• TASK TO CARRY OUT: Take the material below and write it all out again exactly.

• GIVEN MATERIAL:
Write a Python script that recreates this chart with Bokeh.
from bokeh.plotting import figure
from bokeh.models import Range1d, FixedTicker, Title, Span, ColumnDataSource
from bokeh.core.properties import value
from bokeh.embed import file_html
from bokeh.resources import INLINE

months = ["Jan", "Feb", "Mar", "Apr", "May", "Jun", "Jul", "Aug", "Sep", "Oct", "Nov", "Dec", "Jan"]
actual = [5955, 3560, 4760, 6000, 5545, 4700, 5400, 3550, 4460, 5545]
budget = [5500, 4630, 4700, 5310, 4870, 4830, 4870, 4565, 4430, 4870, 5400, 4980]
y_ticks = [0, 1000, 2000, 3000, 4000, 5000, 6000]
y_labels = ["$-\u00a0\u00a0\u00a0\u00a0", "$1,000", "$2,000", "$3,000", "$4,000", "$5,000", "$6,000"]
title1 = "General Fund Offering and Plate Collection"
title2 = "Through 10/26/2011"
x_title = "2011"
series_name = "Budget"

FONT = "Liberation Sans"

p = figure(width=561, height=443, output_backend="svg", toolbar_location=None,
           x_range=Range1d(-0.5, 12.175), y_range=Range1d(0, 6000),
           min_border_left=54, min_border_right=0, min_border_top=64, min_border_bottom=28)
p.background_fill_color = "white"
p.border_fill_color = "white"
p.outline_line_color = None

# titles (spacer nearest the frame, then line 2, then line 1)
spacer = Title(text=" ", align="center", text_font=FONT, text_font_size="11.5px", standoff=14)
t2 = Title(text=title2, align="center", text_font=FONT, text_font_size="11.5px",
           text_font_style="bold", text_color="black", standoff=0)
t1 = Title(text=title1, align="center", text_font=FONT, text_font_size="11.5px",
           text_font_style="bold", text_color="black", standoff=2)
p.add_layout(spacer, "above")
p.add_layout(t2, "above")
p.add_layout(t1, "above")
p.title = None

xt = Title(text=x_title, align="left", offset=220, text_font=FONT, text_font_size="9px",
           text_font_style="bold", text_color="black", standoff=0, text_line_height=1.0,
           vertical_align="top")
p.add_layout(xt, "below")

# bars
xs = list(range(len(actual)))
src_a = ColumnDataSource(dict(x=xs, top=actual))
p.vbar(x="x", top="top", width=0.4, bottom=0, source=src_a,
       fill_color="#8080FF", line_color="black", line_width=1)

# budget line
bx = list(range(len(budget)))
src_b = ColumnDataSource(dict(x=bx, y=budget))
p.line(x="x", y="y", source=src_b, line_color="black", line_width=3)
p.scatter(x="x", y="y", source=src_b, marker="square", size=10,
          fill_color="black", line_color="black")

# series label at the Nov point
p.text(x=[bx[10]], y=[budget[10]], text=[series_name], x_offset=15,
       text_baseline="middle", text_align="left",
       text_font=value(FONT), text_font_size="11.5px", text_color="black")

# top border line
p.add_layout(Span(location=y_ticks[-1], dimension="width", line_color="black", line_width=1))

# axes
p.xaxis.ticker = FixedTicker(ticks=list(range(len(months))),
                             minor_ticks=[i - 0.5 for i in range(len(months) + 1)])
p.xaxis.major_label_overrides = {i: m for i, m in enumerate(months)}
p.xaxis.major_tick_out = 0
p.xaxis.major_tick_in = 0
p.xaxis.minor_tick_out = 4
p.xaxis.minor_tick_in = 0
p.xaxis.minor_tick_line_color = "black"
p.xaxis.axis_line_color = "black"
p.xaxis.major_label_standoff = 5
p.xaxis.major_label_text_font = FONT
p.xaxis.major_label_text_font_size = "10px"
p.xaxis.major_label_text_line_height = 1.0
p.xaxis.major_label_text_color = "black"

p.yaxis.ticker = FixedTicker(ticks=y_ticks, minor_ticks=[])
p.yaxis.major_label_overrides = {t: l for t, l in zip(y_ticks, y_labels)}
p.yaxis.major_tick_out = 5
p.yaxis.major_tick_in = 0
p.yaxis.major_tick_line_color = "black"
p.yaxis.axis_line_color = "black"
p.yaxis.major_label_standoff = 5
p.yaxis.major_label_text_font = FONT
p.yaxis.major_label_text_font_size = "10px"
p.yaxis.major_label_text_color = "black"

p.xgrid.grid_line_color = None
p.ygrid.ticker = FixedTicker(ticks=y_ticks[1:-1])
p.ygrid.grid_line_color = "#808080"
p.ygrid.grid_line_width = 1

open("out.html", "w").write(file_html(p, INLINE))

• WRITTEN SOLUTION:
Write a Python script that recreates this chart with Bokeh.
from bokeh.plotting import figure
from bokeh.models import Range1d, FixedTicker, Title, Span, ColumnDataSource
from bokeh.core.properties import value
from bokeh.embed import file_html
from bokeh.resources import INLINE

months = ["Jan", "Feb", "Mar", "Apr", "May", "Jun", "Jul", "Aug", "Sep", "Oct", "Nov", "Dec", "Jan"]
actual = [5955, 3560, 4760, 6000, 5545, 4700, 5400, 3550, 4460, 5545]
budget = [5500, 4630, 4700, 5310, 4870, 4830, 4870, 4565, 4430, 4870, 5400, 4980]
y_ticks = [0, 1000, 2000, 3000, 4000, 5000, 6000]
y_labels = ["$-\u00a0\u00a0\u00a0\u00a0", "$1,000", "$2,000", "$3,000", "$4,000", "$5,000", "$6,000"]
title1 = "General Fund Offering and Plate Collection"
title2 = "Through 10/26/2011"
x_title = "2011"
series_name = "Budget"

FONT = "Liberation Sans"

p = figure(width=561, height=443, output_backend="svg", toolbar_location=None,
           x_range=Range1d(-0.5, 12.175), y_range=Range1d(0, 6000),
           min_border_left=54, min_border_right=0, min_border_top=64, min_border_bottom=28)
p.background_fill_color = "white"
p.border_fill_color = "white"
p.outline_line_color = None

# titles (spacer nearest the frame, then line 2, then line 1)
spacer = Title(text=" ", align="center", text_font=FONT, text_font_size="11.5px", standoff=14)
t2 = Title(text=title2, align="center", text_font=FONT, text_font_size="11.5px",
           text_font_style="bold", text_color="black", standoff=0)
t1 = Title(text=title1, align="center", text_font=FONT, text_font_size="11.5px",
           text_font_style="bold", text_color="black", standoff=2)
p.add_layout(spacer, "above")
p.add_layout(t2, "above")
p.add_layout(t1, "above")
p.title = None

xt = Title(text=x_title, align="left", offset=220, text_font=FONT, text_font_size="9px",
           text_font_style="bold", text_color="black", standoff=0, text_line_height=1.0,
           vertical_align="top")
p.add_layout(xt, "below")

# bars
xs = list(range(len(actual)))
src_a = ColumnDataSource(dict(x=xs, top=actual))
p.vbar(x="x", top="top", width=0.4, bottom=0, source=src_a,
       fill_color="#8080FF", line_color="black", line_width=1)

# budget line
bx = list(range(len(budget)))
src_b = ColumnDataSource(dict(x=bx, y=budget))
p.line(x="x", y="y", source=src_b, line_color="black", line_width=3)
p.scatter(x="x", y="y", source=src_b, marker="square", size=10,
          fill_color="black", line_color="black")

# series label at the Nov point
p.text(x=[bx[10]], y=[budget[10]], text=[series_name], x_offset=15,
       text_baseline="middle", text_align="left",
       text_font=value(FONT), text_font_size="11.5px", text_color="black")

# top border line
p.add_layout(Span(location=y_ticks[-1], dimension="width", line_color="black", line_width=1))

# axes
p.xaxis.ticker = FixedTicker(ticks=list(range(len(months))),
                             minor_ticks=[i - 0.5 for i in range(len(months) + 1)])
p.xaxis.major_label_overrides = {i: m for i, m in enumerate(months)}
p.xaxis.major_tick_out = 0
p.xaxis.major_tick_in = 0
p.xaxis.minor_tick_out = 4
p.xaxis.minor_tick_in = 0
p.xaxis.minor_tick_line_color = "black"
p.xaxis.axis_line_color = "black"
p.xaxis.major_label_standoff = 5
p.xaxis.major_label_text_font = FONT
p.xaxis.major_label_text_font_size = "10px"
p.xaxis.major_label_text_line_height = 1.0
p.xaxis.major_label_text_color = "black"

p.yaxis.ticker = FixedTicker(ticks=y_ticks, minor_ticks=[])
p.yaxis.major_label_overrides = {t: l for t, l in zip(y_ticks, y_labels)}
p.yaxis.major_tick_out = 5
p.yaxis.major_tick_in = 0
p.yaxis.major_tick_line_color = "black"
p.yaxis.axis_line_color = "black"
p.yaxis.major_label_standoff = 5
p.yaxis.major_label_text_font = FONT
p.yaxis.major_label_text_font_size = "10px"
p.yaxis.major_label_text_color = "black"

p.xgrid.grid_line_color = None
p.ygrid.ticker = FixedTicker(ticks=y_ticks[1:-1])
p.ygrid.grid_line_color = "#808080"
p.ygrid.grid_line_width = 1

open("out.html", "w").write(file_html(p, INLINE))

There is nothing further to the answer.